In October 1687 Wright was sent to Oxford as an ecclesiastical commissioner with Thomas Cartwright (1634–1689) and Sir Thomas Jenner on the famous visitation of Magdalen College, Oxford when all the fellows but three were expelled for resisting the royal authority, and declared incapable of holding any ecclesiastical preferment. When the president of Magdalen, John Hough, protested against the proceedings of the commission, Wright declared that he would uphold his majesty's authority while he had breath in his body, and bound him over in a thousand pounds to appear before the king's bench on the charge of breaking the peace.

On 29 June 1688 Wright presided at the trial of the Seven Bishops. Although he so far accommodated himself to the king as to declare their petition a libel, he was overawed during the trial by the general voice of opinion and the apprehension of an indictment. In the words of a bystander "he looked as if all the peers present had halters in their pockets". He conducted the proceedings with decency and impartiality, apart from his obvious antipathy to the Solicitor General, William Williams, whom he accused, irrelevantly, of taking bribes. At an early stage the evidence of publication broke down, and Wright was about to direct the jury to acquit the prisoners when the prosecution was saved by the testimony of Sunderland. In his charge, while declaring in favour of the right of the subject to petition, he gave it as his opinion that the particular petition before the court was improperly worded, and was, in the contemplation of the law, a libel. He failed, however, to pronounce definitely in favour of the dispensing power of the crown. For this omission, his dismissal was afterwards contemplated, and he was probably saved by the difficulty of finding a successor.

In December 1688 the Prince of Orange caused two impeachments of high treason against Jeffreys and Wright to be printed at Exeter.
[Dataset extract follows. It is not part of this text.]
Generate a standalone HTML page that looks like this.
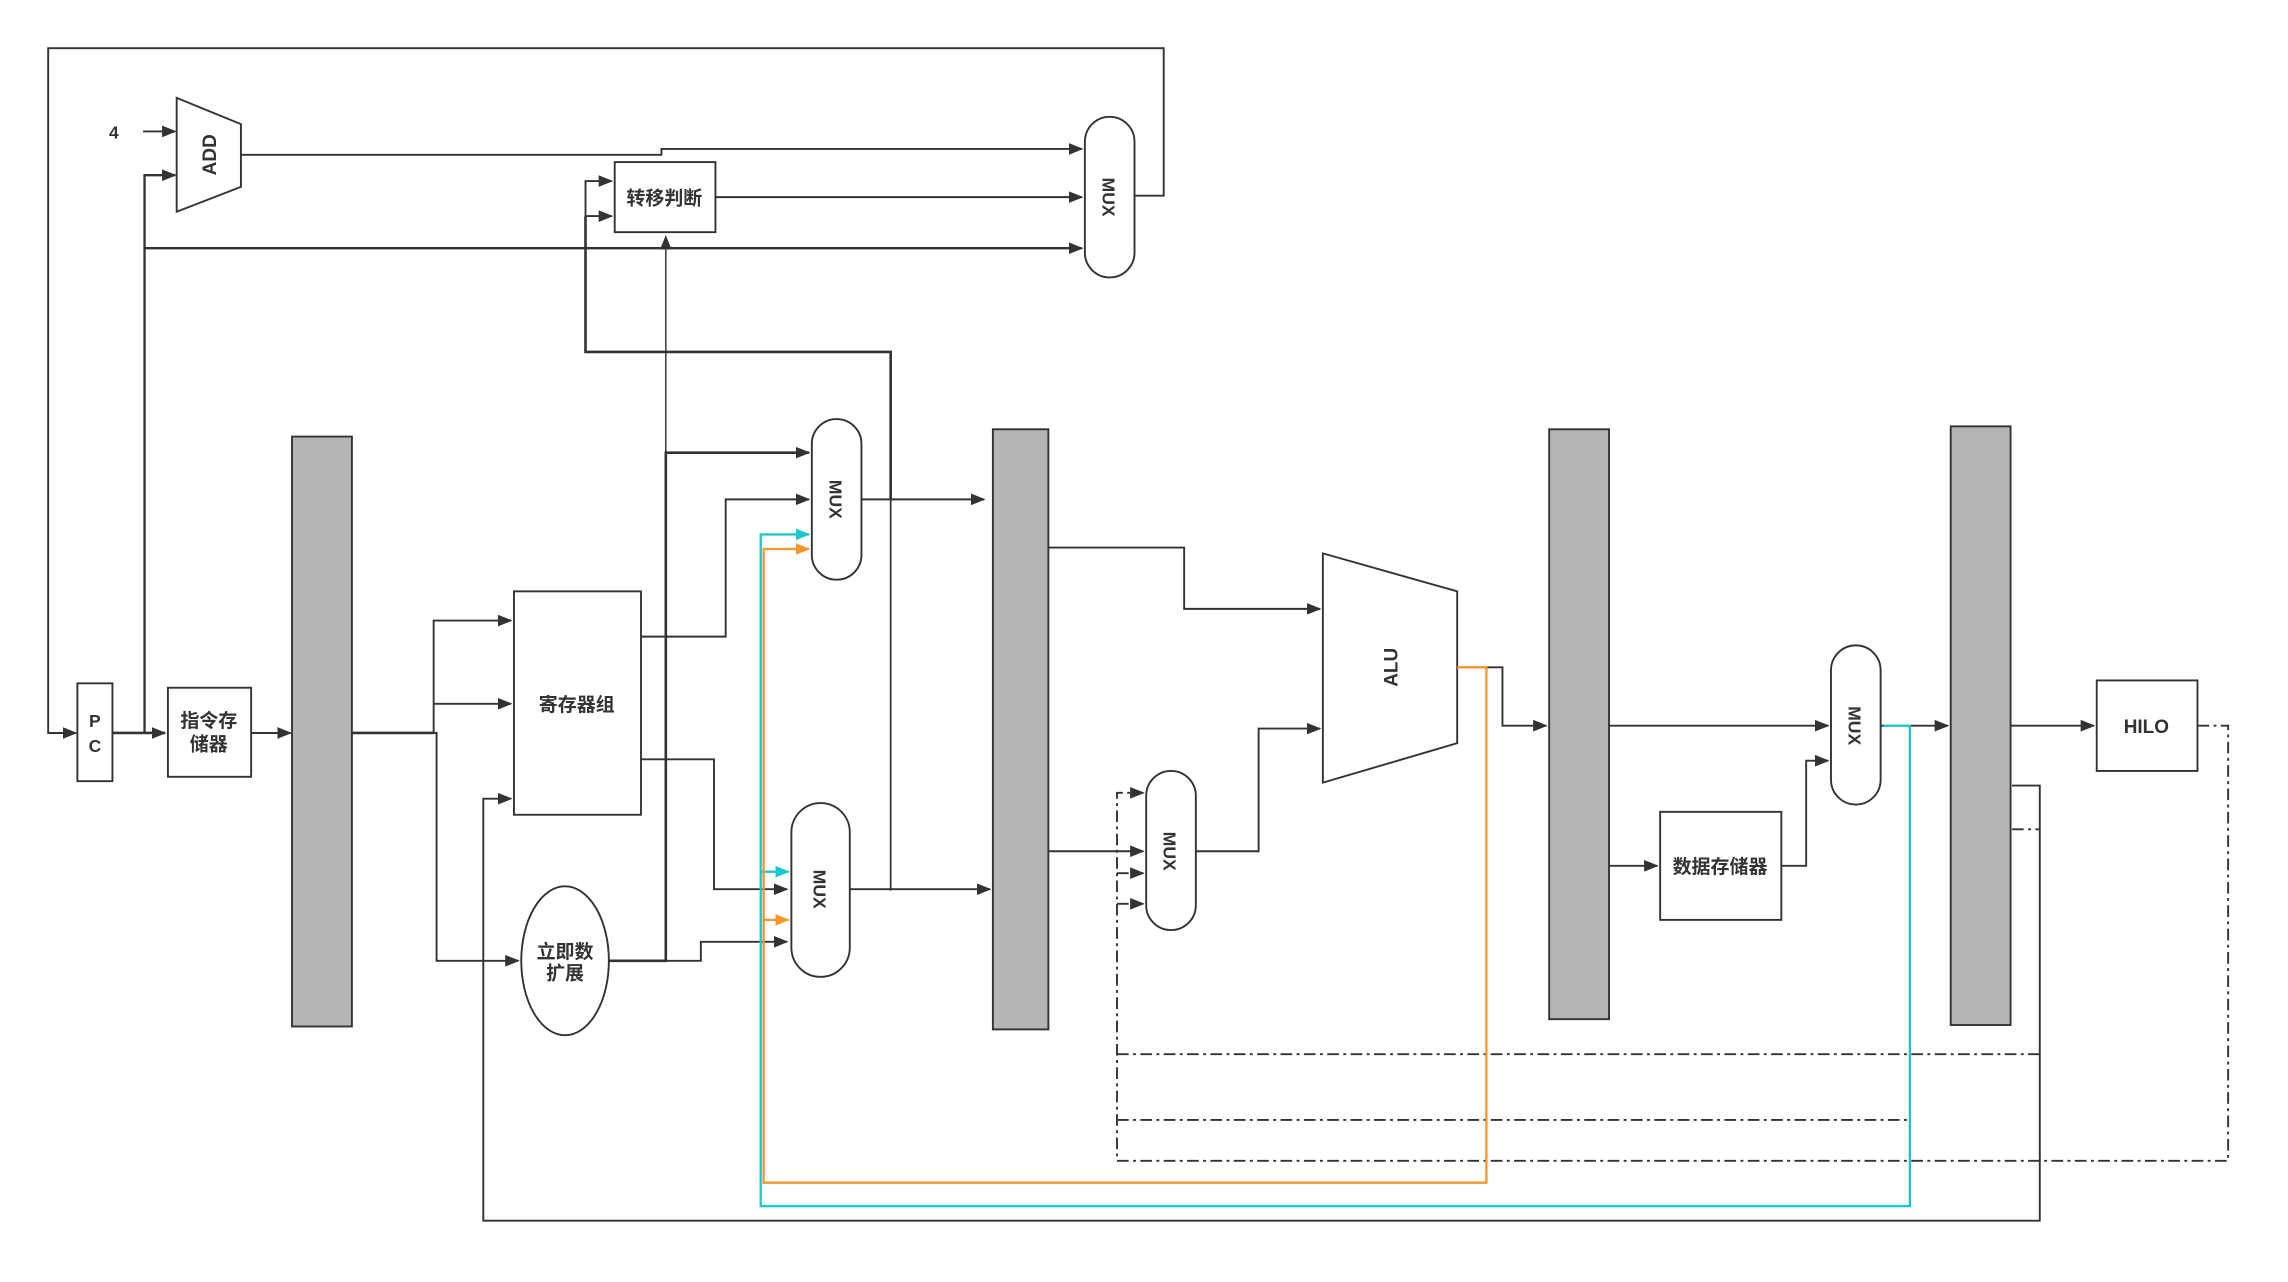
<!DOCTYPE html>
<html><head><meta charset="utf-8"><style>
html,body{margin:0;padding:0;background:#fff;}
svg{display:block;}
text{font-family:"Liberation Sans","Noto Sans CJK SC",sans-serif;font-weight:bold;fill:#333;}
</style></head><body>
<svg width="2288" height="1282" viewBox="0 0 1567 878" preserveAspectRatio="none" xmlns="http://www.w3.org/2000/svg">
<defs>
<marker id="a" markerWidth="10" markerHeight="8" refX="9" refY="4" orient="auto" markerUnits="userSpaceOnUse"><path d="M0,0 L10,4 L0,8 z" fill="#333"/></marker>
<marker id="c" markerWidth="10" markerHeight="8" refX="9" refY="4" orient="auto" markerUnits="userSpaceOnUse"><path d="M0,0 L10,4 L0,8 z" fill="#1cc8d0"/></marker>
<marker id="o" markerWidth="10" markerHeight="8" refX="9" refY="4" orient="auto" markerUnits="userSpaceOnUse"><path d="M0,0 L10,4 L0,8 z" fill="#f7962e"/></marker>
</defs>
<g fill="none" stroke="#333" stroke-width="1.3">
<polyline points="777,134 797,134 797,33 33,33 33,502 52,502" marker-end="url(#a)"/>
<line x1="98" y1="90" x2="120" y2="90" marker-end="url(#a)"/>
<polygon points="121,67 165,85 165,128 121,145" fill="#fff"/>
<polyline points="165,106 453,106 453,102 741,102" marker-end="url(#a)"/>
<rect x="743" y="80" width="34" height="110" rx="17" fill="#fff"/>
<rect x="421" y="111" width="69" height="48" fill="#fff"/>
<line x1="490" y1="135" x2="741" y2="135" marker-end="url(#a)"/>
<line x1="99" y1="170" x2="741" y2="170" stroke-width="1.6" marker-end="url(#a)"/>
<polyline points="99,502 99,120 120,120" stroke-width="1.6" marker-end="url(#a)"/>
<rect x="53" y="468" width="24" height="67" fill="#fff"/>
<line x1="77" y1="502" x2="113" y2="502" stroke-width="1.8" marker-end="url(#a)"/>
<rect x="115" y="471" width="57" height="61" fill="#fff"/>
<line x1="172" y1="502" x2="199" y2="502" marker-end="url(#a)"/>
<rect x="200" y="299" width="41" height="404" fill="#b5b5b5"/>
<polyline points="241,502 297,502" stroke-width="1.8"/>
<polyline points="297,502 297,425 350,425" marker-end="url(#a)"/>
<line x1="297" y1="482" x2="350" y2="482" marker-end="url(#a)"/>
<polyline points="297,502 299,502 299,658 355,658" marker-end="url(#a)"/>
<rect x="352" y="405" width="87" height="153" fill="#fff"/>
<ellipse cx="387" cy="658" rx="30" ry="51" fill="#fff"/>
<polyline points="1378,538 1397,538 1397,836 331,836 331,547 350,547" marker-end="url(#a)"/>
<polyline points="439,436 497,436 497,342 554,342" marker-end="url(#a)"/>
<rect x="556" y="287" width="34" height="110" rx="17" fill="#fff"/>
<line x1="590" y1="342" x2="674" y2="342" marker-end="url(#a)"/>
<polyline points="417,658 456,658 456,310 554,310" stroke-width="1.8" marker-end="url(#a)"/>
<line x1="456" y1="310" x2="456" y2="162" stroke-width="1" marker-end="url(#a)"/>
<polyline points="610,342 610,241 401,241 401,148" stroke-width="1.8"/>
<line x1="610" y1="342" x2="610" y2="610" stroke-width="1.2"/>
<polyline points="401,148 419,148" marker-end="url(#a)"/>
<polyline points="401,148 401,124 419,124" marker-end="url(#a)"/>
<polyline points="439,520 489,520 489,609 539,609" marker-end="url(#a)"/>
<rect x="542" y="550" width="40" height="119" rx="20" fill="#fff"/>
<line x1="582" y1="609" x2="678" y2="609" marker-end="url(#a)"/>
<polyline points="456,658 480,658 480,645 539,645" marker-end="url(#a)"/>
<rect x="680" y="294" width="38" height="411" fill="#b5b5b5"/>
<polyline points="718,375 811,375 811,417 904,417" marker-end="url(#a)"/>
<line x1="718" y1="583" x2="783" y2="583" marker-end="url(#a)"/>
<rect x="785" y="528" width="34" height="109" rx="17" fill="#fff"/>
<polyline points="819,583 862,583 862,499 904,499" marker-end="url(#a)"/>
<polygon points="906,379 998,405 998,509 906,536" fill="#fff"/>
<polyline points="998,457 1029,457 1029,497 1059,497" marker-end="url(#a)"/>
<rect x="1061" y="294" width="41" height="404" fill="#b5b5b5"/>
<line x1="1102" y1="497" x2="1252" y2="497" marker-end="url(#a)"/>
<rect x="1254" y="442" width="34" height="109" rx="17" fill="#fff"/>
<line x1="1102" y1="593" x2="1135" y2="593" marker-end="url(#a)"/>
<rect x="1137" y="556" width="83" height="74" fill="#fff"/>
<polyline points="1220,593 1237,593 1237,521 1252,521" marker-end="url(#a)"/>
<line x1="1288" y1="497" x2="1334" y2="497" marker-end="url(#a)"/>
<rect x="1336" y="292" width="41" height="410" fill="#b5b5b5"/>
<line x1="1377" y1="497" x2="1434" y2="497" marker-end="url(#a)"/>
<rect x="1436" y="466" width="69" height="62" fill="#fff"/>
<g stroke-dasharray="8,3,2,3">
<polyline points="1505,497 1526,497 1526,795 765,795 765,543 783,543" marker-end="url(#a)"/>
<line x1="765" y1="598" x2="783" y2="598" marker-end="url(#a)"/>
<line x1="765" y1="619" x2="783" y2="619" marker-end="url(#a)"/>
<line x1="765" y1="722" x2="1397" y2="722"/>
<line x1="765" y1="767" x2="1308" y2="767"/>
<line x1="1378" y1="568" x2="1397" y2="568"/>
</g>
</g>
<g fill="none" stroke-width="1.6">
<polyline points="1290,497 1308,497 1308,826 521,826 521,366 554,366" stroke="#1cc8d0" marker-end="url(#c)"/>
<line x1="521" y1="597" x2="540" y2="597" stroke="#1cc8d0" marker-end="url(#c)"/>
<polyline points="998,457 1018,457 1018,810 523,810 523,376 554,376" stroke="#f7962e" marker-end="url(#o)"/>
<line x1="523" y1="630" x2="540" y2="630" stroke="#f7962e" marker-end="url(#o)"/>
</g>
<text x="78" y="95" font-size="12" text-anchor="middle">4</text>
<text transform="translate(148,106) rotate(-90)" font-size="13" text-anchor="middle">ADD</text>
<text transform="translate(755,135) rotate(90)" font-size="12" text-anchor="middle">MUX</text>
<text x="455" y="140" font-size="13" text-anchor="middle">转移判断</text>
<text x="65" y="498" font-size="12" text-anchor="middle">P</text>
<text x="65" y="515" font-size="12" text-anchor="middle">C</text>
<text x="143" y="498" font-size="13" text-anchor="middle">指令存</text>
<text x="143" y="514" font-size="13" text-anchor="middle">储器</text>
<text x="395" y="487" font-size="13" text-anchor="middle">寄存器组</text>
<text x="387" y="656" font-size="13" text-anchor="middle">立即数</text>
<text x="387" y="671" font-size="13" text-anchor="middle">扩展</text>
<text transform="translate(568,342) rotate(90)" font-size="12" text-anchor="middle">MUX</text>
<text transform="translate(557,609) rotate(90)" font-size="12" text-anchor="middle">MUX</text>
<text transform="translate(797,583) rotate(90)" font-size="12" text-anchor="middle">MUX</text>
<text transform="translate(957,457) rotate(-90)" font-size="13" text-anchor="middle">ALU</text>
<text transform="translate(1266,497) rotate(90)" font-size="12" text-anchor="middle">MUX</text>
<text x="1178" y="598" font-size="13" text-anchor="middle">数据存储器</text>
<text x="1470" y="502" font-size="13" text-anchor="middle">HILO</text>
</svg>
</body></html>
Wright was accused among other offences of taking bribes "to that degree of corruption as is a shame to any court of justice". He continued to sit in court until the flight of James on 11 Dec. He then sought safety in concealment, and on 10 Jan. 1688-9 addressed a supplicating letter to the Earl of Danby asserting that he had always opposed popery, and had been compelled to act against his inclinations. His hiding-place in the Old Bailey was discovered by Sir William Waller (d. 1699) on 13 February, and he was taken before Sir John Chapman, the Lord Mayor of London, who committed him to Newgate on the charge that, "being one of the judges of the Court of King's Bench, he had endeavoured the subversion of the established government by alloweing of a
power to dispence with the laws; and that hee was one of the commissioners for ecclesiastical affairs." On 6 May he was brought before the House of Lords for his action in regard to the Earl of Devonshire: but, although his overruling the earl's plea of privilege and committing him to prison was declared a manifest breach of privilege of parliament, no further action was taken against him. On 18 May he died of fever in Newgate. In the debate on the act of indemnity on 18 June, it was determined to except him from the act in spite of his decease. His name, however, does not appear in the final draft of the act.

==Family life==
Wright married three times. His first wife was Dorothy Moor of Wiggenhall St. Germans in Norfolk. She died in 1662 without issue, and he married, secondly, Susan, daughter of Matthew Wren, Bishop of Ely; and thirdly, Anne, daughter of Sir William Scroggs, Lord Chief Justice of England. By his second wife he had four daughters and one son, Robert, father of Sir James Wright. By his third wife he had three daughters. His portrait was painted by John Riley in 1687 and engraved by Robert White.